An interview with Goldman Sachs 10,000 Small Businesses program alumna Stefanie Tacata, CEO of Stateless Fashion Design & Consulting in New York City.
First things first – tell us a little bit about yourself and your business. My name is Stefanie Tacata and I’m the CEO of Stateless Fashion Design & Consulting based in NYC and established in 2015 by me and my wife. For early-stage apparel-based companies, Stateless is an outsourced design, development, and production solution. Our cross-functional team from companies like Gap Inc., Ralph Lauren, Nike, etc. can be outsourced for at least half the cost of building one in-house. Our partnership allows founders to focus on what’s important in today’s digitally driven world: building brand equity and driving sales.

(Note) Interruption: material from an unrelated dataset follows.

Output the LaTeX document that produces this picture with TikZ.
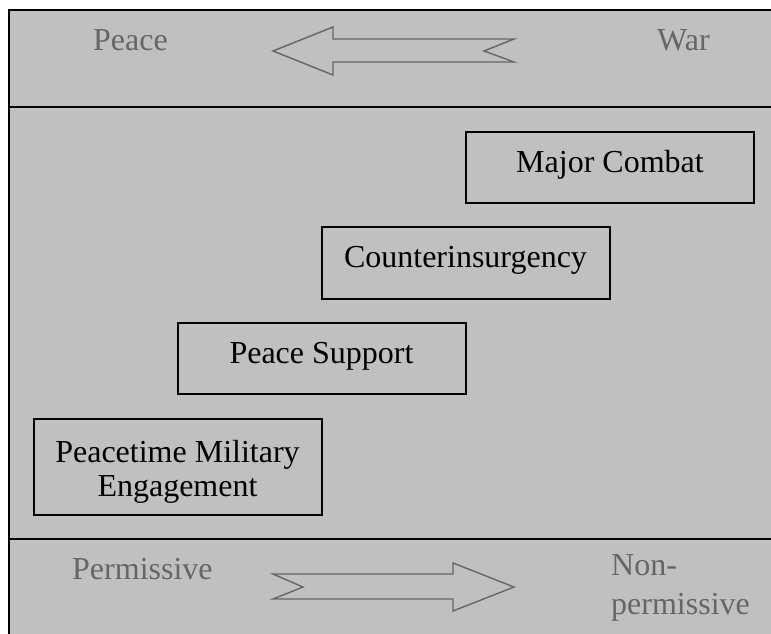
\documentclass[tikz,border=0pt]{standalone}
\usepackage{fontspec}
\setmainfont{Liberation Serif}
\definecolor{bandgray}{HTML}{C0C0C0}
\definecolor{labelgray}{HTML}{666666}
\tikzset{
  frame/.style={line width=2.2pt, draw=black},
  opbox/.style={draw=black, line width=2pt, minimum width=288pt, inner sep=0pt,
    font=\fontsize{32}{34}\selectfont},
  oneline/.style={text height=22pt, text depth=13pt},
  bandlabel/.style={text=labelgray, font=\fontsize{32}{39}\selectfont, inner sep=0pt, align=left},
  bigarrow/.style={draw=labelgray, line width=1.4pt, line join=miter}
}
\begin{document}
\begin{tikzpicture}[x=1pt,y=-1pt]
\useasboundingbox (0,0) rectangle (771,634);
% grey panel with its frame
\fill[bandgray] (9,10) rectangle (771,634);
\draw[frame] (771,10) -- (9,10) -- (9,634);
\draw[frame] (9,107) -- (771,107);
\draw[frame] (9,539) -- (771,539);

% top band: peace to war
\node[bandlabel, anchor=base west] (peace) at (93,51) {Peace};
\node[bandlabel, anchor=base west] (war) at (657,51) {War};
\draw[bigarrow] (273,51) -- (333,27) -- (333,39) -- (514,39) -- (484,51)
  -- (514,62) -- (333,62) -- (333,75) -- cycle;

% bottom band: permissive to non-permissive
\node[bandlabel, anchor=north west] (nonperm) at (611,554) {Non-\\permissive};
\node[bandlabel, anchor=base west] (perm) at (72,579) {Permissive};
\draw[bigarrow] (273,574) -- (453,574) -- (453,563) -- (514,587) -- (453,611)
  -- (453,599) -- (273,599) -- (303,587) -- cycle;

% operation types
\node[opbox, oneline, minimum height=71pt] (mc) at (610,167.5) {Major Combat};
\node[opbox, oneline, minimum height=72pt] (ci) at (465.5,263) {Counterinsurgency};
\node[opbox, oneline, minimum height=71pt] (ps) at (321.5,358.5) {Peace Support};
\node[opbox, minimum height=96pt] (pme) at (177.5,467)
  {\raisebox{-6pt}[\height][\depth]{\begin{tabular}{@{}c@{}}Peacetime Military\\Engagement\end{tabular}}};
\end{tikzpicture}
\end{document}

How did the negotiations module shift your perspective? Besides the actionable learnings about business negotiations (which were plentiful), I learned that the art of negotiation is the art of being human and building relationships. I realized that when two people find the point where their respective desires meet, and if these two people maintain authenticity to their values, the negotiation can be deemed successful. With this in mind, I’m starting to see negotiation in almost all of my day-to-day communications with colleagues, friends, and even my two-and-a-half-year-old daughter!
What were you surprised to learn about yourself from the negotiations module? I was surprised to learn that I love negotiating! But it makes sense now because I love building relationships and learning from others’ experiences. The information stage is so crucial to successful negotiation, and in this stage, you actively listen, pay attention, and process others’ points of view. The information stage is akin to building friendships and since I love making new friends, I love this stage the most.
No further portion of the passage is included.